Environment clearance for the project was accorded on 12-09-2018. 39 cusecs of water allotted for the project from River Brahmani. Coal linkage is under finalization with CCL.

==Highlights of FY 2019-20==

- A four-week workshop on Girls Empowerment Mission (GEM), under CSR initiative was organized in May to 16 June 2019 with the participation of around 102 girl students from peripheral schools. It is planned to replicate the same in upcoming financial year
- 46th State Junior Kabadi Championship 2019 for boys and girls concluded was organized by CSR department of NTPC /TTPS in association with Odisha Kabadi Association and Angul District Athletic Association from 12 to 14 December for three days in Shakti Stadium. Total 17 girls and 25 boys teams were participated from different districts of Odisha. Khurda girls team and Cuttack boys team were the winners in their category.
- NTPC Talcher is supporting Rashtriya Avishkar Abhiyan (RAA) under its CSR initiative primary focus areas of RAA is to strengthen the support of teachers and to bring Information and Communication Technology(ICT) into the learning atmosphere in government schools. NTPC Talcher is actively implementing this one year long initiative in 10 Upper Primary schools around the station.
- Conducted Rural volleyball tournament during 15–16 February 2020.
- Constructed community toilet blocks (Talcher SDJM court premises and another at Talcher Bus stand area).
- A total of 14 mobile health camps have been conducted.
- Ashalok Hospital organized a disability screening camp at NTPC Talcher Thermal.

== Township ==
NTPC TTPS maintains a township of about 350 acres. The colony is planned and has about 1200 houses, categorized to different types. The residence for the HOP (Head of the Project) is separate from these types.

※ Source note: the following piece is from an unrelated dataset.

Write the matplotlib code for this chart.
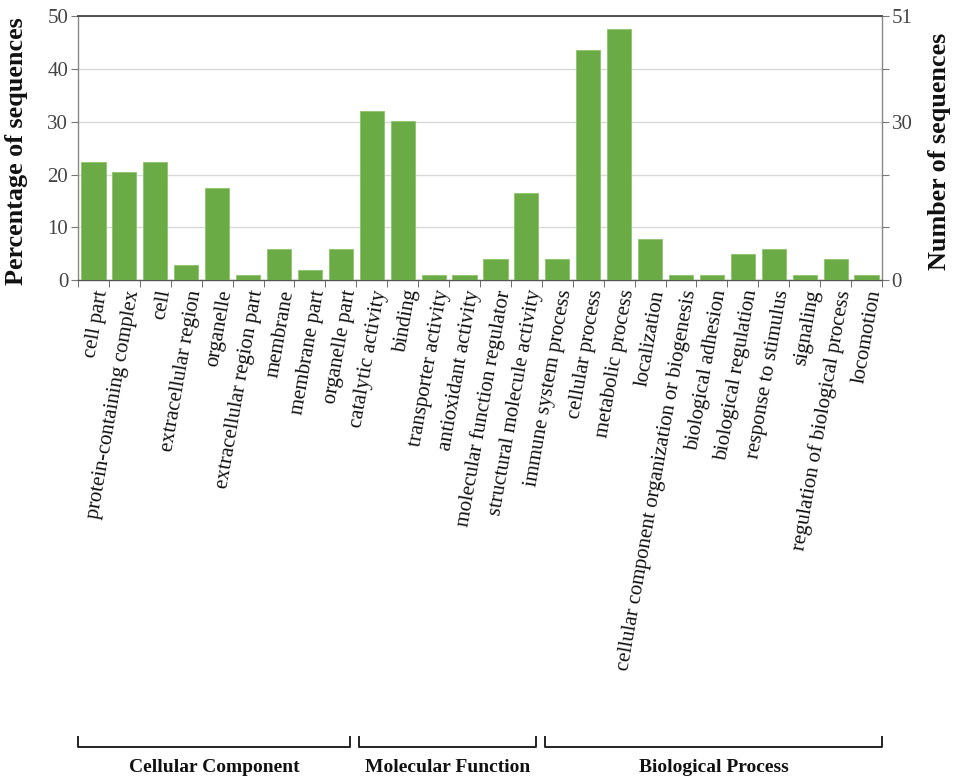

There is a special guest house for accommodating the company guests ("Purvasha"), a multipurpose recreational center, a sports complex ("Shakti" Stadium), a modern medical facility ( "Ashalok" Hospital ), an executive club ("Spectrum" Club) and an open-air theatre.

===Ashalok Hospital===

Ashalok Hospital was constructed in 1967 as an OPD based Hospital. It was later converted to a 7 bed hospital and it is currently a 25 bed hospital with the following facilities: occupational health unit, ICU, cabin and IPD facility, dressing room, advanced operating theatre, radiology room with X-ray, pharmacy, pathology lab, laundry room with CSSD facility, dental unit, burn unit, and emergency unit.

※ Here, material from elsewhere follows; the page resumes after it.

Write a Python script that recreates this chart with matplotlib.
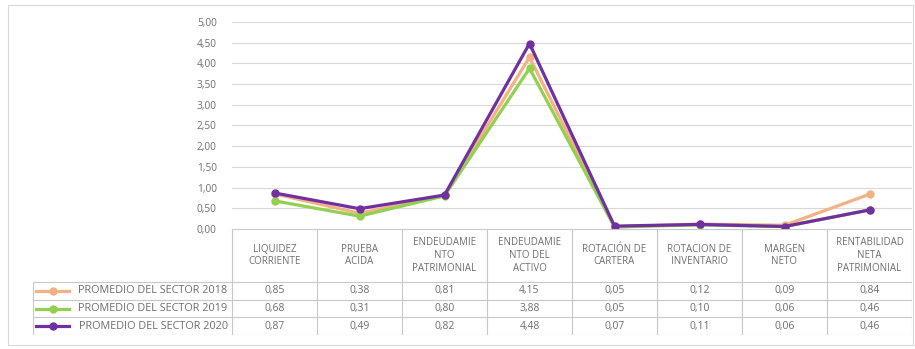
#!/usr/bin/env python3

import matplotlib
matplotlib.use('Agg')
import matplotlib.pyplot as plt
from matplotlib.patches import Rectangle

# Chart data.
categories = [
    "LIQUIDEZ\nCORRIENTE",
    "PRUEBA\nACIDA",
    "ENDEUDAMIE\nNTO\nPATRIMONIAL",
    "ENDEUDAMIE\nNTO DEL\nACTIVO",
    "ROTACIÓN DE\nCARTERA",
    "ROTACION DE\nINVENTARIO",
    "MARGEN\nNETO",
    "RENTABILIDAD\nNETA\nPATRIMONIAL",
]
series_names = [
    "PROMEDIO DEL SECTOR 2018",
    "PROMEDIO DEL SECTOR 2019",
    "PROMEDIO DEL SECTOR 2020",
]
values_2018 = [0.85, 0.38, 0.81, 4.15, 0.05, 0.12, 0.09, 0.84]
values_2019 = [0.68, 0.31, 0.80, 3.88, 0.05, 0.10, 0.06, 0.46]
values_2020 = [0.87, 0.49, 0.82, 4.48, 0.07, 0.11, 0.06, 0.46]
y_ticks = [0.0, 0.5, 1.0, 1.5, 2.0, 2.5, 3.0, 3.5, 4.0, 4.5, 5.0]

COLORS = ['#F4B183', '#92D050', '#7030A0']
TEXT = '#6E6E6E'
GRID = '#D9D9D9'
LINE = '#C8C8C8'

W, H = 915, 349
plt.rcParams['font.family'] = ['Open Sans', 'DejaVu Sans']


def fmt(v):
    return f"{v:.2f}".replace('.', ',')


def main():
    fig = plt.figure(figsize=(W / 100, H / 100), dpi=100)

    # Outer chart frame.
    fig.patches.append(Rectangle((8 / W, 4 / H), 905 / W, 340 / H,
                                 transform=fig.transFigure, fill=False,
                                 edgecolor=GRID, lw=0.8))

    # Line plot area.
    ax = fig.add_axes([232 / W, 1 - 229 / H, 680 / W, 207 / H])
    series = [values_2018, values_2019, values_2020]
    x = list(range(len(categories)))
    for i, vals in enumerate(series):
        ax.plot(x, vals, color=COLORS[i], lw=2.3, marker='o', ms=5,
                zorder=3 + i)
    ax.set_xlim(-0.5, len(categories) - 0.5)
    ax.set_ylim(0, 5)
    ax.set_yticks(y_ticks)
    ax.set_yticklabels([fmt(t) for t in y_ticks])
    ax.tick_params(axis='y', length=0, pad=11, labelsize=7.3,
                   labelcolor=TEXT)
    ax.set_xticks([])
    ax.grid(axis='y', color=GRID, lw=0.8)
    ax.set_axisbelow(True)
    for s in ax.spines.values():
        s.set_visible(False)

    # Data table below the plot.
    tax = fig.add_axes([33 / W, 1 - 335 / H, 879 / W, 106 / H])
    left = len(categories) - 0.5 - 879 / 85
    tax.set_xlim(left, len(categories) - 0.5)
    tax.set_ylim(106, 0)
    tax.axis('off')

    head_h = 53
    row_h = 53 / 3
    right = len(categories) - 0.5

    # Header cells.
    tax.plot([-0.5, right], [0, 0], color=LINE, lw=0.8)
    for i in range(len(categories) + 1):
        tax.plot([i - 0.5, i - 0.5], [0, 106], color=LINE, lw=0.8)
    for i, cat in enumerate(categories):
        tax.text(i, head_h / 2, cat, ha='center', va='center',
                 fontsize=7, color=TEXT, linespacing=1.25)

    # Body rows.
    for r in range(4):
        y = head_h + r * row_h
        tax.plot([left, right], [y, y], color=LINE, lw=0.8)
    tax.plot([left, left], [head_h, 106], color=LINE, lw=0.8)

    for r, vals in enumerate(series):
        yc = head_h + (r + 0.5) * row_h
        tax.plot([left + 0.04, left + 0.42], [yc, yc],
                 color=COLORS[r], lw=2.3)
        tax.plot([left + 0.23], [yc], color=COLORS[r], marker='o', ms=5)
        tax.text(-0.55, yc, series_names[r], ha='right', va='center',
                 fontsize=7.8, color=TEXT)
        for i, v in enumerate(vals):
            tax.text(i, yc, fmt(v), ha='center', va='center',
                     fontsize=7.5, color=TEXT)

    fig.savefig('out.png', dpi=100)


if __name__ == '__main__':
    main()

Doctors at Ashalok Hospital contributed to post-Fani Cyclone restoration through medical camps conducted during May 2019, covering 8472 patients during the 22 day camp.

===Schools===
There are three schools on the campus with total enrollment of around 2446 students:
- D.A.V. Public School. (From Std 1 to +2 levels, English Medium).
- D.A.V. Talcher Thermal High School. (From Std 1 to Std 10, Odia medium) and D.A.V. Senior Secondary School.(+2 levels, Odia medium)
- Little Angels' Nursery School.

==See also==

- Talcher Super Thermal Power Station, another coal-based power plant in close proximity owned by NTPC.